┏━━

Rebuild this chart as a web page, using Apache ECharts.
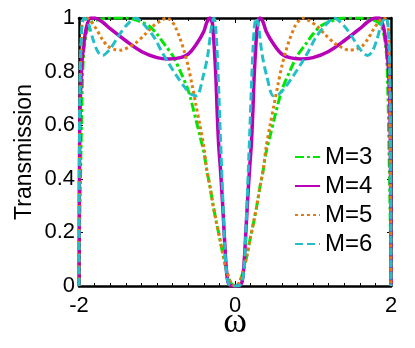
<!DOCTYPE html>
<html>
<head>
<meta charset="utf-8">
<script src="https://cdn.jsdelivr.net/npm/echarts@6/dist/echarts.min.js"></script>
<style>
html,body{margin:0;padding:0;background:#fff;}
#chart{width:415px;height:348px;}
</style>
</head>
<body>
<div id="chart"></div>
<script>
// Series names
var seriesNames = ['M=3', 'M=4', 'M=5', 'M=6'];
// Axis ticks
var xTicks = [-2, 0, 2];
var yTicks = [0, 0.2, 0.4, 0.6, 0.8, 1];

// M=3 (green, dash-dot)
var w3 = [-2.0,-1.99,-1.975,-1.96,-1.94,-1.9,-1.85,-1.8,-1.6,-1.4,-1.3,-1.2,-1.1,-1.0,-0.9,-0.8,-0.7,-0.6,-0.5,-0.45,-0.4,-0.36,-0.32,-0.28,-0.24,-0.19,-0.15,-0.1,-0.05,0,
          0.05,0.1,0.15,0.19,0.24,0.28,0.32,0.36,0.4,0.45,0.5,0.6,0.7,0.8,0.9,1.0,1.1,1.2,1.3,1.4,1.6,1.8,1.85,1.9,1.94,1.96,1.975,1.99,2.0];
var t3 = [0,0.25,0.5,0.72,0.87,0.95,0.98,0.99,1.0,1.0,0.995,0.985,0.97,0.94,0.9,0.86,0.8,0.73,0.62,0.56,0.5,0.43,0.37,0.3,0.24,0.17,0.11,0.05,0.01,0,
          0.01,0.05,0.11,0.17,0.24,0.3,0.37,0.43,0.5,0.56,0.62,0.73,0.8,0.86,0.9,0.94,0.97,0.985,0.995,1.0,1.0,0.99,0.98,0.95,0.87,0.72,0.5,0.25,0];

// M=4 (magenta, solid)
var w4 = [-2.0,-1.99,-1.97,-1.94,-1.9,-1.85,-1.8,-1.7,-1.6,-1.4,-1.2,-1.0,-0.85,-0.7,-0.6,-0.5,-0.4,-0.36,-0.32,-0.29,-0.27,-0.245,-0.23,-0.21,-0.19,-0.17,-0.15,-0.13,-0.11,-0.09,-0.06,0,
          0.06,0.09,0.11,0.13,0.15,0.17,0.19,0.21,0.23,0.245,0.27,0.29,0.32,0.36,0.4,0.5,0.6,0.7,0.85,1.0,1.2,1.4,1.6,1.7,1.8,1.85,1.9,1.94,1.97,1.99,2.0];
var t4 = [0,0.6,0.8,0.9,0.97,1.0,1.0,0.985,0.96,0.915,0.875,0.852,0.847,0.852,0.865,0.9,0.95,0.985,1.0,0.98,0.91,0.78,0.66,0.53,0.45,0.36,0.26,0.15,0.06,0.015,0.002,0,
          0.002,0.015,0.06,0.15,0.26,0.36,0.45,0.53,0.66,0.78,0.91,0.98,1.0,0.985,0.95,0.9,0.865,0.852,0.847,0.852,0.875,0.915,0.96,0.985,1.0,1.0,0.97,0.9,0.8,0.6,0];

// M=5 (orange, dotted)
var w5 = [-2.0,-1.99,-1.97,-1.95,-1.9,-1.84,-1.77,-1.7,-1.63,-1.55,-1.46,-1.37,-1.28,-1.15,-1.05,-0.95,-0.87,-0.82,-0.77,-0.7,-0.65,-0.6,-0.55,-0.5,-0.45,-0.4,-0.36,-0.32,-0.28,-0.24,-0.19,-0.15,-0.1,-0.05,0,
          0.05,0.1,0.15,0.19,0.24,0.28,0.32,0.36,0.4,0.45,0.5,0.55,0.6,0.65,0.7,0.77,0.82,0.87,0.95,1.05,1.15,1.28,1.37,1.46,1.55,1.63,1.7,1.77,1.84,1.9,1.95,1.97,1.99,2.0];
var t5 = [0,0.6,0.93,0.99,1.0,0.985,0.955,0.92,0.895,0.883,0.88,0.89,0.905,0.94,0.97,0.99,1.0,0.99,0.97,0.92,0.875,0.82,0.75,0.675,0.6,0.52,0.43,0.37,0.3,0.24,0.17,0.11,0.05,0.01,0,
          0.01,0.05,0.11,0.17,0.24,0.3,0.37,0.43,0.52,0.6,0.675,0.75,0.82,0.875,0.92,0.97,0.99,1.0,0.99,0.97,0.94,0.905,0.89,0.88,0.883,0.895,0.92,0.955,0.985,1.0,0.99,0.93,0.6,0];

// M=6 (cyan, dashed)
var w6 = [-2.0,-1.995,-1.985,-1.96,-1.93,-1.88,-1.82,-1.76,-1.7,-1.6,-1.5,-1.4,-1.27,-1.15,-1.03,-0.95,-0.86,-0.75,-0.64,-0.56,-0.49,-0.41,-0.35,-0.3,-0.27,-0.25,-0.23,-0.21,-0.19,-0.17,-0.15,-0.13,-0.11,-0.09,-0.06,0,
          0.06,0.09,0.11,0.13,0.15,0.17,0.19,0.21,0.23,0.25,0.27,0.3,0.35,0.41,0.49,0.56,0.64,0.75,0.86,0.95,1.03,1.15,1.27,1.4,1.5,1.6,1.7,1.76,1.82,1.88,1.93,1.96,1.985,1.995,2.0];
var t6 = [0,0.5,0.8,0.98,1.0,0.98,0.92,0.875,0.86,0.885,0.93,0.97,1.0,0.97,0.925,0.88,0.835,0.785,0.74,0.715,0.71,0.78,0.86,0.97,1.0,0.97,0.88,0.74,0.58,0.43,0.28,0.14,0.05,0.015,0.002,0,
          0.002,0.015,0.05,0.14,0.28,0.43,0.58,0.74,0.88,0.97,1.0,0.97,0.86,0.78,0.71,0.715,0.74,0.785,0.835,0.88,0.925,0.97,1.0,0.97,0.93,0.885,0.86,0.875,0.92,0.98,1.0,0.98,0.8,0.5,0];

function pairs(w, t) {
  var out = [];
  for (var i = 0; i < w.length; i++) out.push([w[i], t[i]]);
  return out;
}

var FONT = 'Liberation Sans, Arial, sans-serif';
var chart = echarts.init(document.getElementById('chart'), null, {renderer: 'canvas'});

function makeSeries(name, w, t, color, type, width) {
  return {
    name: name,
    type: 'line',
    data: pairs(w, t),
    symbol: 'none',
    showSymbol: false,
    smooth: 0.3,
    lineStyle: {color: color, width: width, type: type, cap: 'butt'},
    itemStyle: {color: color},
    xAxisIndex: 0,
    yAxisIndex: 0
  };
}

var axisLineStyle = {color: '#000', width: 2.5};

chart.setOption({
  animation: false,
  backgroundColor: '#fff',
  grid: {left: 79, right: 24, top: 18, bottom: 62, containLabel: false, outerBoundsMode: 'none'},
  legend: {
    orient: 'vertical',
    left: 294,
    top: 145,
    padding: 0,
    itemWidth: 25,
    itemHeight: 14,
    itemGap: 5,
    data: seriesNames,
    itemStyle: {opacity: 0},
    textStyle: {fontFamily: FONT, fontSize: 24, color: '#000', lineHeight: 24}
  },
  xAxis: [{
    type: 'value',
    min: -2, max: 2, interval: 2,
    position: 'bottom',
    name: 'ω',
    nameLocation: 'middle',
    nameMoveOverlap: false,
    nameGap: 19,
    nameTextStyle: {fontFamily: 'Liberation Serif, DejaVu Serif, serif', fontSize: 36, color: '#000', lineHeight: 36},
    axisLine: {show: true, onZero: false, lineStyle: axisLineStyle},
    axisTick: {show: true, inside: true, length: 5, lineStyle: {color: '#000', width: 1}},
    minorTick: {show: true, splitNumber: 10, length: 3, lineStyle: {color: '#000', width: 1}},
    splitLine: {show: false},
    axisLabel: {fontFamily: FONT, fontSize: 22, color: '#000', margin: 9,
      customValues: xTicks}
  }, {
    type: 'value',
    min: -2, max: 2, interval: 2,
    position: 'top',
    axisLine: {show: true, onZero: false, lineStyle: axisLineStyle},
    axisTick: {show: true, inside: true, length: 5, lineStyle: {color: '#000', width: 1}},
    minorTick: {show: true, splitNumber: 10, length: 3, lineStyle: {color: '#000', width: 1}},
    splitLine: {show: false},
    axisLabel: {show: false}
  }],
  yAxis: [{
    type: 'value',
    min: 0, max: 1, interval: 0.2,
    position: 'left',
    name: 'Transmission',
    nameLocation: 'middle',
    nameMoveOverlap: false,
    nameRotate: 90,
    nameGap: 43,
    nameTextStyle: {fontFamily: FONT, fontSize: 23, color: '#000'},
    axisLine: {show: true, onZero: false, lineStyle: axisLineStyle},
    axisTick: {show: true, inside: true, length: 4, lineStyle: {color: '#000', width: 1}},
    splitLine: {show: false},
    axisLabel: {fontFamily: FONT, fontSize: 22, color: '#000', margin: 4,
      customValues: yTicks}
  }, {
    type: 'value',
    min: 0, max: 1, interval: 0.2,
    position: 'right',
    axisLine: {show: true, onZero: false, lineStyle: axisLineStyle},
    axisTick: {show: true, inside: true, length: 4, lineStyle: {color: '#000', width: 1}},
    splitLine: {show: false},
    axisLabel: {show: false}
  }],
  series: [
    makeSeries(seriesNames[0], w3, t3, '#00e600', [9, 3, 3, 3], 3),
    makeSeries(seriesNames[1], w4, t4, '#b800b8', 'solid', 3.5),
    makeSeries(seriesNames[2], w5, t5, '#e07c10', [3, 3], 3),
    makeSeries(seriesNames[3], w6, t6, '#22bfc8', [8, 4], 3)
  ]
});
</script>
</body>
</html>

┗━━

▶ Set task:
Return only the lines from the start of the data through the line that contains "var yTicks = [0, 0.2, 0.4, 0.6, 0.8, 1];", please, copying them exactly and omitting all pictures.

▶ Exercise result:
Rebuild this chart as a web page, using Apache ECharts.
<!DOCTYPE html>
<html>
<head>
<meta charset="utf-8">
<script src="https://cdn.jsdelivr.net/npm/echarts@6/dist/echarts.min.js"></script>
<style>
html,body{margin:0;padding:0;background:#fff;}
#chart{width:415px;height:348px;}
</style>
</head>
<body>
<div id="chart"></div>
<script>
// Series names
var seriesNames = ['M=3', 'M=4', 'M=5', 'M=6'];
// Axis ticks
var xTicks = [-2, 0, 2];
var yTicks = [0, 0.2, 0.4, 0.6, 0.8, 1];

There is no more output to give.